(Job) Write out the material exactly, without any of its pictures.

(Data shown)
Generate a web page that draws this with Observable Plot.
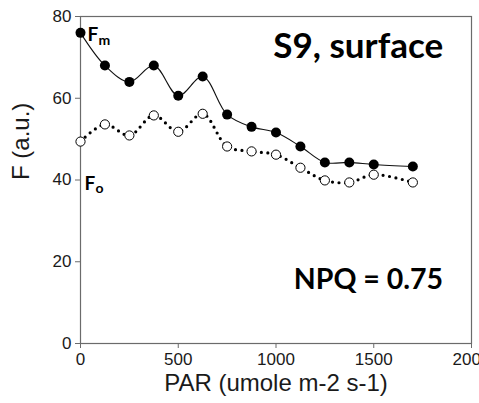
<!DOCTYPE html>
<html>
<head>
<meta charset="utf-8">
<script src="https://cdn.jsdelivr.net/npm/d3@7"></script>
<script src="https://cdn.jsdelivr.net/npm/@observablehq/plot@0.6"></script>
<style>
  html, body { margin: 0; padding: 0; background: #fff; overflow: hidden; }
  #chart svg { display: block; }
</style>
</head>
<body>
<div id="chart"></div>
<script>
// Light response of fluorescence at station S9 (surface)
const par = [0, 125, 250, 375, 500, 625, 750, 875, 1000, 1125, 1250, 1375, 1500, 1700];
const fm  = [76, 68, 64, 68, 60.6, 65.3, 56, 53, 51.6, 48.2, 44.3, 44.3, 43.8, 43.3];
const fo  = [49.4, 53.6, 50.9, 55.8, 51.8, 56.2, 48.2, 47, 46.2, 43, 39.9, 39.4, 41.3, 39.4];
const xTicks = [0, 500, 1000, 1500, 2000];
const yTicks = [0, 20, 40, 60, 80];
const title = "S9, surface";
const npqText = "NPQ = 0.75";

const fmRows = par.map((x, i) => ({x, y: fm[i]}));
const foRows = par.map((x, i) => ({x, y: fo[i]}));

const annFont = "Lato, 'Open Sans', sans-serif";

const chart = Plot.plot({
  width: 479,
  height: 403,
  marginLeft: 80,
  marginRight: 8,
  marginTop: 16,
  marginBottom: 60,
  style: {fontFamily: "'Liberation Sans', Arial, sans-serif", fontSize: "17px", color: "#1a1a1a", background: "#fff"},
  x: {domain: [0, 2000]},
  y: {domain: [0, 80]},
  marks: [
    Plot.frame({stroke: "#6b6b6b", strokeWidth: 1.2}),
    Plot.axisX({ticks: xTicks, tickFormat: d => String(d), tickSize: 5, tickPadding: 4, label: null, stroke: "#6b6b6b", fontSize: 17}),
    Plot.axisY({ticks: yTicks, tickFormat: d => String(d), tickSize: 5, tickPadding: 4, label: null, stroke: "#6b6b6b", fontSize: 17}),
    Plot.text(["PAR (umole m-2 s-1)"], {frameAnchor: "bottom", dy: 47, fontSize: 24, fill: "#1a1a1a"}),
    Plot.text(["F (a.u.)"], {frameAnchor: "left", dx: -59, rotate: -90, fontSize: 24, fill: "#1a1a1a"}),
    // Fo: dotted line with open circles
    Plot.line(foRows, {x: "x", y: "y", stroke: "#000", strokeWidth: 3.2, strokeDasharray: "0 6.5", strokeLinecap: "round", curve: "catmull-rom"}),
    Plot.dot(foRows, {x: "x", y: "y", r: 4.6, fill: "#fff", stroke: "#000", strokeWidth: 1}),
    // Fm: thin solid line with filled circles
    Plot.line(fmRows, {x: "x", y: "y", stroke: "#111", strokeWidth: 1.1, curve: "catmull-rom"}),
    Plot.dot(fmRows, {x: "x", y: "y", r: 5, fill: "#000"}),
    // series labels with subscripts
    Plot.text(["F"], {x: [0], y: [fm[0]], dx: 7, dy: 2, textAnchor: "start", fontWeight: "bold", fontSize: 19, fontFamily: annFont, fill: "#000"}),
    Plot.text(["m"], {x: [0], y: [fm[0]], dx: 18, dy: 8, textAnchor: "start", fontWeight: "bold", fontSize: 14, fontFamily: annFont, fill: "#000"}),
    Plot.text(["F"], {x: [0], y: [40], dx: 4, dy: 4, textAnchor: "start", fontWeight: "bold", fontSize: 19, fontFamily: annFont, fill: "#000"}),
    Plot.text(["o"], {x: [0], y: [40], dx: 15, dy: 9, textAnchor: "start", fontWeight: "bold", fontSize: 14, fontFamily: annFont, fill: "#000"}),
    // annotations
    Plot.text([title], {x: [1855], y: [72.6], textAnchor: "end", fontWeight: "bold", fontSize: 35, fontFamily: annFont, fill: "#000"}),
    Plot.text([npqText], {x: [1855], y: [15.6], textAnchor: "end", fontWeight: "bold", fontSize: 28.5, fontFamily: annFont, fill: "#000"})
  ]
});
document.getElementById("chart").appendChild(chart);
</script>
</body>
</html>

(Solution to the problem)
Generate a web page that draws this with Observable Plot.
<!DOCTYPE html>
<html>
<head>
<meta charset="utf-8">
<script src="https://cdn.jsdelivr.net/npm/d3@7"></script>
<script src="https://cdn.jsdelivr.net/npm/@observablehq/plot@0.6"></script>
<style>
  html, body { margin: 0; padding: 0; background: #fff; overflow: hidden; }
  #chart svg { display: block; }
</style>
</head>
<body>
<div id="chart"></div>
<script>
// Light response of fluorescence at station S9 (surface)
const par = [0, 125, 250, 375, 500, 625, 750, 875, 1000, 1125, 1250, 1375, 1500, 1700];
const fm  = [76, 68, 64, 68, 60.6, 65.3, 56, 53, 51.6, 48.2, 44.3, 44.3, 43.8, 43.3];
const fo  = [49.4, 53.6, 50.9, 55.8, 51.8, 56.2, 48.2, 47, 46.2, 43, 39.9, 39.4, 41.3, 39.4];
const xTicks = [0, 500, 1000, 1500, 2000];
const yTicks = [0, 20, 40, 60, 80];
const title = "S9, surface";
const npqText = "NPQ = 0.75";

const fmRows = par.map((x, i) => ({x, y: fm[i]}));
const foRows = par.map((x, i) => ({x, y: fo[i]}));

const annFont = "Lato, 'Open Sans', sans-serif";

const chart = Plot.plot({
  width: 479,
  height: 403,
  marginLeft: 80,
  marginRight: 8,
  marginTop: 16,
  marginBottom: 60,
  style: {fontFamily: "'Liberation Sans', Arial, sans-serif", fontSize: "17px", color: "#1a1a1a", background: "#fff"},
  x: {domain: [0, 2000]},
  y: {domain: [0, 80]},
  marks: [
    Plot.frame({stroke: "#6b6b6b", strokeWidth: 1.2}),
    Plot.axisX({ticks: xTicks, tickFormat: d => String(d), tickSize: 5, tickPadding: 4, label: null, stroke: "#6b6b6b", fontSize: 17}),
    Plot.axisY({ticks: yTicks, tickFormat: d => String(d), tickSize: 5, tickPadding: 4, label: null, stroke: "#6b6b6b", fontSize: 17}),
    Plot.text(["PAR (umole m-2 s-1)"], {frameAnchor: "bottom", dy: 47, fontSize: 24, fill: "#1a1a1a"}),
    Plot.text(["F (a.u.)"], {frameAnchor: "left", dx: -59, rotate: -90, fontSize: 24, fill: "#1a1a1a"}),
    // Fo: dotted line with open circles
    Plot.line(foRows, {x: "x", y: "y", stroke: "#000", strokeWidth: 3.2, strokeDasharray: "0 6.5", strokeLinecap: "round", curve: "catmull-rom"}),
    Plot.dot(foRows, {x: "x", y: "y", r: 4.6, fill: "#fff", stroke: "#000", strokeWidth: 1}),
    // Fm: thin solid line with filled circles
    Plot.line(fmRows, {x: "x", y: "y", stroke: "#111", strokeWidth: 1.1, curve: "catmull-rom"}),
    Plot.dot(fmRows, {x: "x", y: "y", r: 5, fill: "#000"}),
    // series labels with subscripts
    Plot.text(["F"], {x: [0], y: [fm[0]], dx: 7, dy: 2, textAnchor: "start", fontWeight: "bold", fontSize: 19, fontFamily: annFont, fill: "#000"}),
    Plot.text(["m"], {x: [0], y: [fm[0]], dx: 18, dy: 8, textAnchor: "start", fontWeight: "bold", fontSize: 14, fontFamily: annFont, fill: "#000"}),
    Plot.text(["F"], {x: [0], y: [40], dx: 4, dy: 4, textAnchor: "start", fontWeight: "bold", fontSize: 19, fontFamily: annFont, fill: "#000"}),
    Plot.text(["o"], {x: [0], y: [40], dx: 15, dy: 9, textAnchor: "start", fontWeight: "bold", fontSize: 14, fontFamily: annFont, fill: "#000"}),
    // annotations
    Plot.text([title], {x: [1855], y: [72.6], textAnchor: "end", fontWeight: "bold", fontSize: 35, fontFamily: annFont, fill: "#000"}),
    Plot.text([npqText], {x: [1855], y: [15.6], textAnchor: "end", fontWeight: "bold", fontSize: 28.5, fontFamily: annFont, fill: "#000"})
  ]
});
document.getElementById("chart").appendChild(chart);
</script>
</body>
</html>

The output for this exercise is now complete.